Tech updates vital for Newhouse

A few weeks ago, I had the best and most productive class of my life.

I take a photography class in the S.I. Newhouse School of Public Communications called Multimedia Storytelling. The goal of the class, in short, is to educate photographers in capturing video and audio, as well as still images. Students learn how to edit and combine these three disciplines, better preparing them to enter the ‘real world’ where these skills are highly valued in the burgeoning online journalism market.

On that merit alone, it’s a great class, but one particular lesson left me and my classmates amazed at how much we had learned. We began the class by watching ‘The Marlboro Marine,’ a multimedia production created by MediaStorm, and originally posted on The Los Angeles Times Web site. After watching the two-part story and its epilogue, we had a video conference with the producer of the video, and then a phone conference with the photographer whose images and audio had been used.

My entire class was awed at the ability we had to talk to these people. They were now not just names or bylines, but faces and voices to which we could relate, ask questions and learn from. This is how a class should be taught.

It’s sad that this was the first time technology had been used so fluidly in one of my classes, especially in a journalism school that aims to be on the cutting edge of its field.



My experiences with technology in Newhouse before my multimedia class were shoddy at best. I’ve had professors who couldn’t properly work projectors, e-mail or even the Internet. I’ve been taught on poorly designed software that’s not implemented in the real world (anyone who has had to use Soundslides knows what I mean), and I’ve met professors and students completely oblivious to the importance of technology in the field of journalism. A classmate in my Web design class asked how to open a link in a Web browser.

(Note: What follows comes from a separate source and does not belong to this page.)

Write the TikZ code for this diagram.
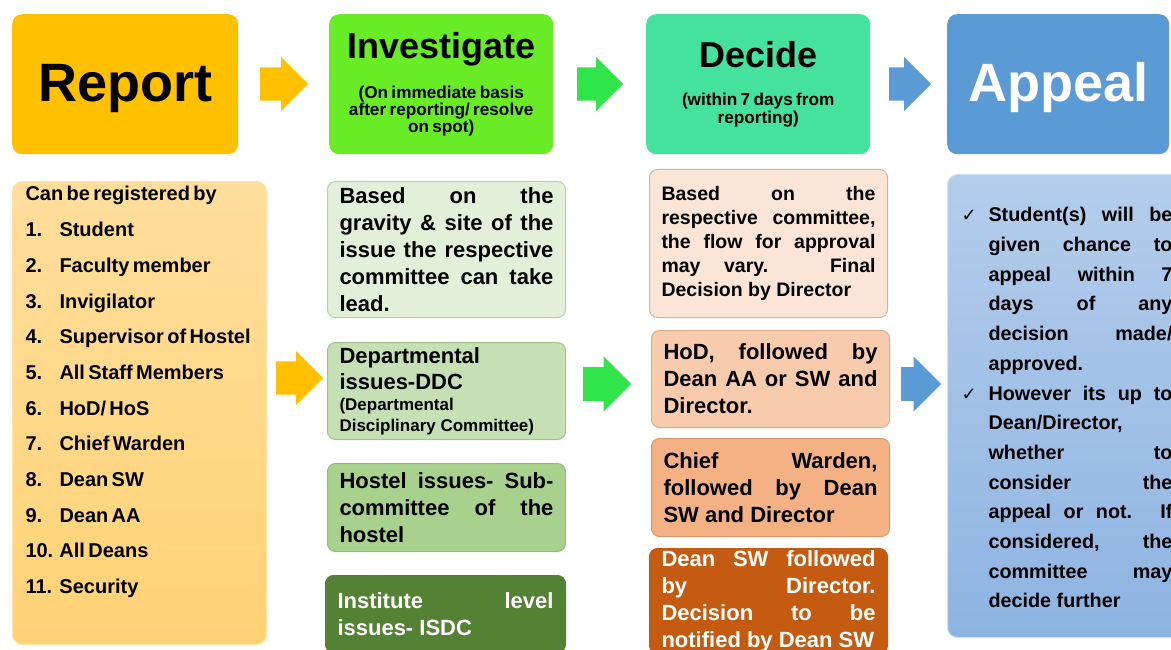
\documentclass[tikz,border=0pt]{standalone}
\usepackage{fontspec}
\setmainfont{Liberation Sans}
\newfontfamily\checkfont{DejaVu Sans}
\usetikzlibrary{shapes.arrows}
\definecolor{reportc}{HTML}{FFC000}
\definecolor{investc}{HTML}{68EC26}
\definecolor{decidec}{HTML}{44E29C}
\definecolor{appealc}{HTML}{5B9BD5}
\definecolor{greenarrow}{HTML}{2FE54A}
\definecolor{listtop}{HTML}{FFDE9C}
\definecolor{listbottom}{HTML}{FFD275}
\definecolor{listline}{HTML}{FFE3A8}
\definecolor{gbox1}{HTML}{E2F0D9}
\definecolor{gline1}{HTML}{B5D3A2}
\definecolor{gbox2}{HTML}{C5E0B4}
\definecolor{gline2}{HTML}{A2C48C}
\definecolor{gbox3}{HTML}{A9D18E}
\definecolor{gline3}{HTML}{93BB78}
\definecolor{gbox4}{HTML}{548235}
\definecolor{dbox1}{HTML}{FBE5D6}
\definecolor{dline1}{HTML}{C4BBA0}
\definecolor{dbox2}{HTML}{F8CBAD}
\definecolor{dline2}{HTML}{D8AE8A}
\definecolor{dbox3}{HTML}{F4B183}
\definecolor{dline3}{HTML}{D99A6C}
\definecolor{dbox4}{HTML}{C55A11}
\definecolor{appealtop}{HTML}{B4CDEB}
\definecolor{appealbottom}{HTML}{8EB4E2}
\definecolor{appealline}{HTML}{D0DFF2}
\hbadness=10000
\hyphenpenalty=10000
\newcommand{\chk}{\makebox[27pt][l]{\checkfont\mdseries\fontsize{18}{18}\selectfont ✓}}
\newcommand{\notefont}[1]{\fontsize{17.2}{#1}\selectfont\lineskiplimit=-100pt}
\tikzstyle{every node} = [font=\bfseries]
\tikzstyle{headbox} = [rectangle, anchor=north west, rounded corners=10, minimum height=140, inner sep=0, text width=210, align=center]
\tikzstyle{itembox} = [rectangle, anchor=north west, rounded corners=8, line width=1, text width=214, inner xsep=12, inner ysep=0, align=justify, font=\bfseries\fontsize{22}{27}\selectfont]
\tikzstyle{blockarrow} = [single arrow, anchor=tail, minimum height=48, minimum width=54, single arrow head extend=10.5, inner xsep=0, inner ysep=16.5]

\begin{document}
\begin{tikzpicture}[x=1pt, y=-1pt]
    \useasboundingbox (0,0) rectangle (1171,650);
    \clip (0,0) rectangle (1171,650);
    \node[headbox, fill=reportc, minimum width=226, text height=40, text depth=6, font=\bfseries\fontsize{54}{60}\selectfont] (report) at (12,14) {Report};
    \node[headbox, fill=investc, minimum width=224] (investigate) at (329,14)
        {{\fontsize{36}{40}\selectfont Investigate\par}\vspace{23pt}
         {\notefont{17}(On immediate basis\\ after reporting/ resolve\\ on spot)\par}};
    \node[headbox, fill=decidec, minimum width=224] (decide) at (646,14)
        {{\fontsize{36}{40}\selectfont Decide\par}\vspace{20.5pt}
         {\notefont{17.5}(within 7 days from\\ reporting)\par}};
    \node[headbox, fill=appealc, minimum width=222, text=white, text height=40, text depth=6, font=\bfseries\fontsize{54}{60}\selectfont] (appeal) at (947,14) {Appeal};
    \node[blockarrow, fill=reportc] (arrow1) at (260,84) {};
    \node[blockarrow, fill=greenarrow, minimum height=46] (arrow2) at (577,84) {};
    \node[blockarrow, fill=appealc, minimum height=42] (arrow3) at (889,84) {};

    \node[rectangle, anchor=north west, rounded corners=10, draw=listline, line width=1, top color=listtop, bottom color=listbottom,
          minimum width=254, minimum height=463, inner xsep=13, inner ysep=5, text width=228] (register) at (12,181)
        {\parbox[c][453pt][t]{228pt}{\fontsize{20}{35.7}\selectfont
         Can be registered by\\
         \makebox[34pt][l]{1.}Student\\
         \makebox[34pt][l]{2.}Faculty member\\
         \makebox[34pt][l]{3.}Invigilator\\
         \makebox[34pt][l]{4.}Supervisor of Hostel\\
         \makebox[34pt][l]{5.}All Staff Members\\
         \makebox[34pt][l]{6.}HoD/ HoS\\
         \makebox[34pt][l]{7.}Chief Warden\\
         \makebox[34pt][l]{8.}Dean SW\\
         \makebox[34pt][l]{9.}Dean AA\\
         \makebox[34pt][l]{10.}All Deans\\
         \makebox[34pt][l]{11.}Security}};
    \node[blockarrow, fill=reportc, minimum height=47, minimum width=53] (arrow4) at (276,378) {};

    \node[itembox, fill=gbox1, draw=gline1, minimum height=136] (gravity) at (327,181)
        {Based on the\linebreak gravity \& site of the\linebreak issue the respective\linebreak committee can take\linebreak lead.};
    \node[itembox, fill=gbox2, draw=gline2, minimum height=97] (ddc) at (327,342)
        {{\fontsize{22}{26}\selectfont Departmental\\ issues-DDC\par}
         {\fontsize{17}{21}\selectfont (Departmental\\ Disciplinary Committee)\par}};
    \node[itembox, fill=gbox3, draw=gline3, minimum height=88] (hostel) at (327,463)
        {Hostel issues- Sub-\linebreak committee of the\linebreak hostel};
    \node[itembox, fill=gbox4, draw=gbox4, text=white, minimum height=77, text width=216] (isdc) at (325,575)
        {Institute level\linebreak issues- ISDC};
    \node[blockarrow, fill=greenarrow, minimum width=55] (arrow5) at (583,384) {};

    \node[itembox, fill=dbox1, draw=dline1, minimum height=148, font=\bfseries\fontsize{19.5}{24}\selectfont] (flow) at (649,169)
        {Based on the\linebreak respective committee,\linebreak the flow for approval\linebreak may vary. Final\linebreak Decision by Director};
    \node[itembox, fill=dbox2, draw=dline2, minimum height=97] (hod) at (651,330)
        {HoD, followed by\linebreak Dean AA or SW and\linebreak Director.};
    \node[itembox, fill=dbox3, draw=dline3, minimum height=98] (warden) at (651,438)
        {Chief Warden,\linebreak followed by Dean\linebreak SW and Director};
    \node[itembox, fill=dbox4, draw=dbox4, text=white, minimum height=105] (deansw) at (649,548)
        {Dean SW followed\linebreak by Director.\linebreak Decision to be\linebreak notified by Dean SW};
    \node[blockarrow, fill=appealc, minimum height=40, minimum width=55] (arrow6) at (901,384) {};

    \node[itembox, rounded corners=10, draw=appealline, top color=appealtop, bottom color=appealbottom, minimum height=463,
          text width=211, inner xsep=14, inner ysep=5] (rights) at (947,174)
        {\parbox[c][453pt][t]{211pt}{\fontsize{19.8}{29.7}\selectfont\vspace*{28pt}
         \hangindent=27pt\hangafter=1\chk Student(s) will be\linebreak given chance to\linebreak appeal within 7\linebreak days of any\linebreak decision made/\linebreak approved.\par
         \hangindent=27pt\hangafter=1\chk However its up to\linebreak Dean/Director,\linebreak whether to\linebreak consider the\linebreak appeal or not. If\linebreak considered, the\linebreak committee may\linebreak decide further\par}};
\end{tikzpicture}
\end{document}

Until very recently, Newhouse was a very traditional communications school, and with the advent of Newhouse III and the sudden boom in online journalism over the past few years, the school has suddenly become a fish out of water trying to cope with the new pressures put on its graduates.

There is hope now. Newhouse is moving in the right direction, implementing multimedia, online projects and assignments in first-year level classes. The magazine, newspaper and online graduate program is the right idea, and most professors now seem to know the importance of the digital world.

But realizing and acting are different things. While I’m sure many professors have contacts in the field who could speak to their classes, few may know how to bring that person into the classroom at any time, through a video conference or even a simple chat room.

As a facet of progressing toward tech-savvy classes like the one I mentioned should be the norm and not the exception.

Students need to become comfortable with the tools they will use in the real world. Video classes should be part of the mandatory curriculum for photographers; likewise, newspaper and magazine majors should be taught how to use a digital voice recorder and edit the audio on a computer. Broadcast and television, radio and film students should be familiar not just with YouTube but with podcasting and Webcasting. Web design is beginning to be implemented as part of the graphic design curriculum, but in the future, it should be a goal that all freshmen students will learn basic HTML.

Professors need to be confident and comfortable with not only computers, but software and digital peripherals needed in their field. Just as most film professors need to know how to use a video camera, magazine and newspaper professors should know how to blog and how to present an audio interview to go along with their story online.

Maybe I’m exaggerating – as I’ve said, not all professors are ignorant to the digital world, and some are quite comfortable in it. And, of course, journalism and communications aren’t the only fields moving online; technology is an integral part of our culture now. I guess that’s why I find evolution even more crucial to the growth of Syracuse University.

A.J. Chavar is the editor in chief of The Daily Orange and doesn’t really know how to write. He just takes pictures of words he thinks are pretty.